Unless the Queen changes the laws, Prince Harry and Meghan Markle's child won't inherit a royal title
The royal family has everyone talking yet again today with the exciting announcement that the Duke and Duchess of Sussex are expecting their first child together. The Palace took to Twitter to announce the news about an hour ago and talk of the upcoming baby's royal title has begun.
Harry and Meghan were given the titles of Duke and Duchess on Sussex on their wedding day however, their children will not automatically inherit the same royal titles. In fact, the child will only inherit a royal title if it is a boy, reports Debrett's, as under the current rules, a dukedom can only be inherited by a male heir. If the pair do have a son, he could be known as the Earl of Dumbarton, one of the other titles Harry was given on the wedding day. If they have a girl, she will likely be known as Lady (first name) Mountbatten-Windsor. Subsequent sons will be known as Lords. At this point, none stand to inherit an HRH title.

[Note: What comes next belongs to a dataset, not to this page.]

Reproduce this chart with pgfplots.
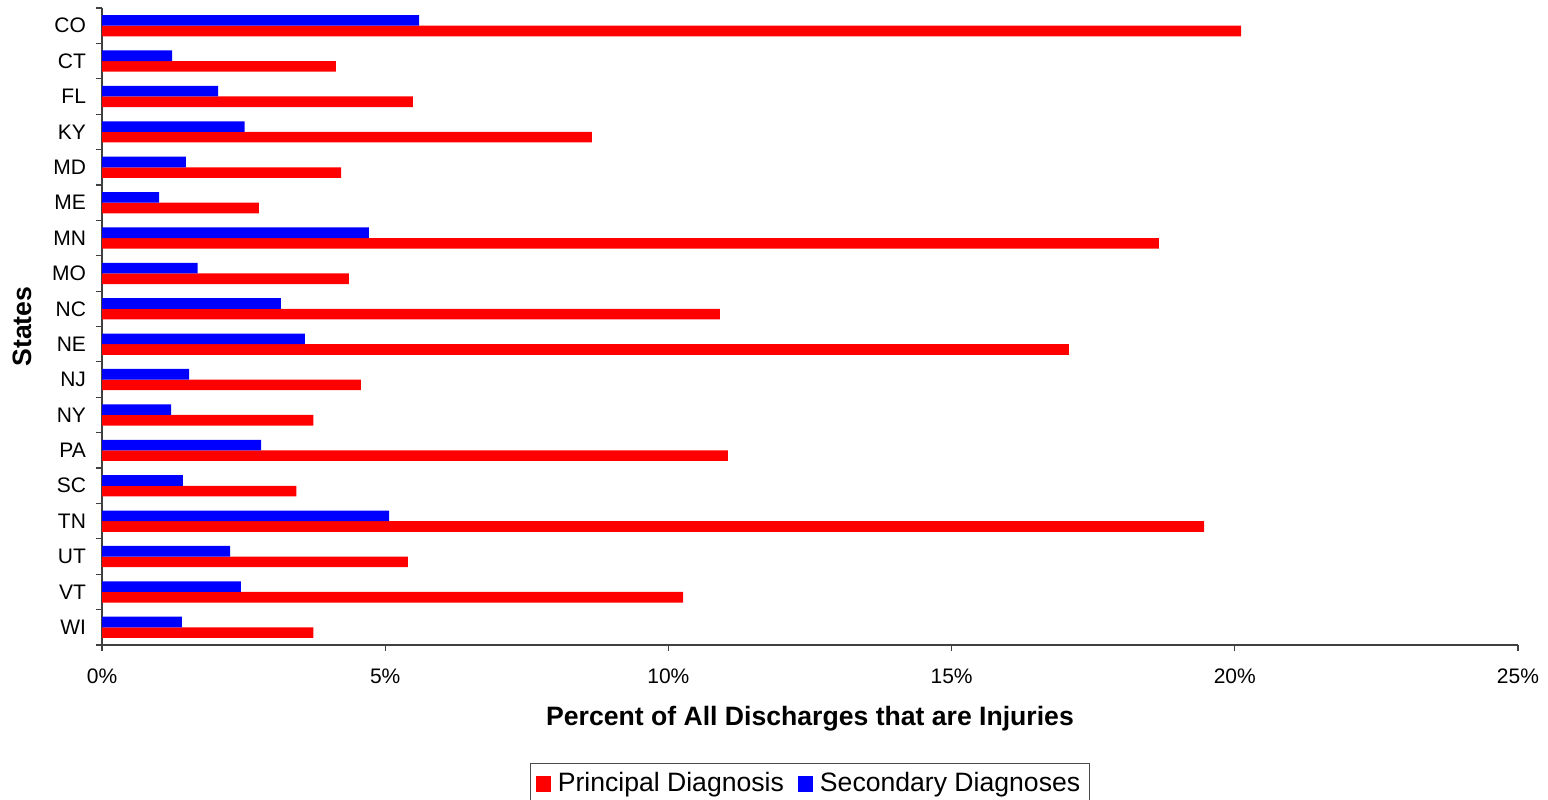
\documentclass[border=0pt]{standalone}
\usepackage{fontspec}
\setmainfont{Liberation Sans}
\usepackage{pgfplots}
\pgfplotsset{compat=1.18}
\begin{document}
\begin{tikzpicture}[x=1pt,y=1pt]
\useasboundingbox (0,0) rectangle (774,399.5);
\begin{axis}[
  at={(51pt,77pt)}, anchor=south west,
  scale only axis, width=708pt, height=318.5pt,
  xmin=0, xmax=25, ymin=-0.5, ymax=17.5, y dir=reverse,
  axis x line*=bottom, axis y line*=left,
  axis line style={black!75, line width=0.6pt, -},
  xtick={0,5,10,15,20,25},
  xticklabels={0\%,5\%,10\%,15\%,20\%,25\%},
  xtick align=outside, major tick length=3pt,
  xtick style={black!75, line width=0.6pt},
  ytick={0,...,17},
  yticklabels={CO,CT,FL,KY,MD,ME,MN,MO,NC,NE,NJ,NY,PA,SC,TN,UT,VT,WI},
  major y tick style={draw=none},
  minor ytick={-0.5,0.5,...,17.5},
  minor tick length=3pt,
  minor y tick style={draw=black!75, line width=0.6pt},
  ytick align=outside,
  tick label style={font=\fontsize{10.5}{12}\selectfont},
  xticklabel style={yshift=-5.5pt},
  yticklabel style={xshift=-1.5pt},
  /pgf/number format/assume math mode=true,
  xlabel={\bfseries Percent of All Discharges that are Injuries},
  ylabel={\bfseries States},
  label style={font=\fontsize{13.3}{15}\selectfont},
  xlabel style={at={([yshift=-37pt]axis description cs:0.5,0)}, anchor=center},
  ylabel style={at={([xshift=-40pt]axis description cs:0,0.5)}, anchor=center},
  xbar, bar width=0.3,
  legend columns=2,
  legend style={at={([yshift=-59pt]axis description cs:0.5,0)}, anchor=north,
    draw=black!70, line width=0.6pt, font=\fontsize{13.3}{15}\selectfont,
    inner sep=2.5pt,
    /tikz/every odd column/.append style={column sep=1.5pt},
    /tikz/every even column/.append style={column sep=5pt}},
  legend image code/.code={\fill[#1] (0pt,-4pt) rectangle (7.5pt,4pt);},
]
\addplot[fill={rgb,255:red,255;green,0;blue,0}, draw=none, bar shift=0.15] coordinates {
(20.11,0) (4.13,1) (5.49,2) (8.65,3) (4.22,4) (2.77,5) (18.66,6) (4.36,7) (10.91,8)
(17.07,9) (4.57,10) (3.73,11) (11.05,12) (3.43,13) (19.46,14) (5.40,15) (10.26,16) (3.73,17)};
\addlegendentry{Principal Diagnosis}
\addplot[fill={rgb,255:red,0;green,0;blue,255}, draw=none, bar shift=-0.15] coordinates {
(5.60,0) (1.24,1) (2.05,2) (2.52,3) (1.48,4) (1.01,5) (4.71,6) (1.69,7) (3.16,8)
(3.58,9) (1.54,10) (1.22,11) (2.81,12) (1.43,13) (5.07,14) (2.26,15) (2.45,16) (1.41,17)};
\addlegendentry{Secondary Diagnoses}
\end{axis}
\end{tikzpicture}
\end{document}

However, this could change as the Queen has previously changed rules in favour of her grandchildren. For example, the Duke and Duchess of Cambridge's children Princess Charlotte and Prince Louis did not originally stand to gain royal titles however the Queen issued a Letters Patent which meant they would. As the first born son of a future King, Prince George would always have been given the title of Prince. Similarly, the Queen also changed the Succession to the Crown Act 2013 to ensure that birth order determined the inheritance of the throne and not gender, meaning Princess Charlotte retained her spot as fourth-in-line and was not succeeded by her younger brother Prince Louis, who subsequently became fifth-in-line.
It is thought the Queen may do something similar for Harry and Meghan's children. Watch this space.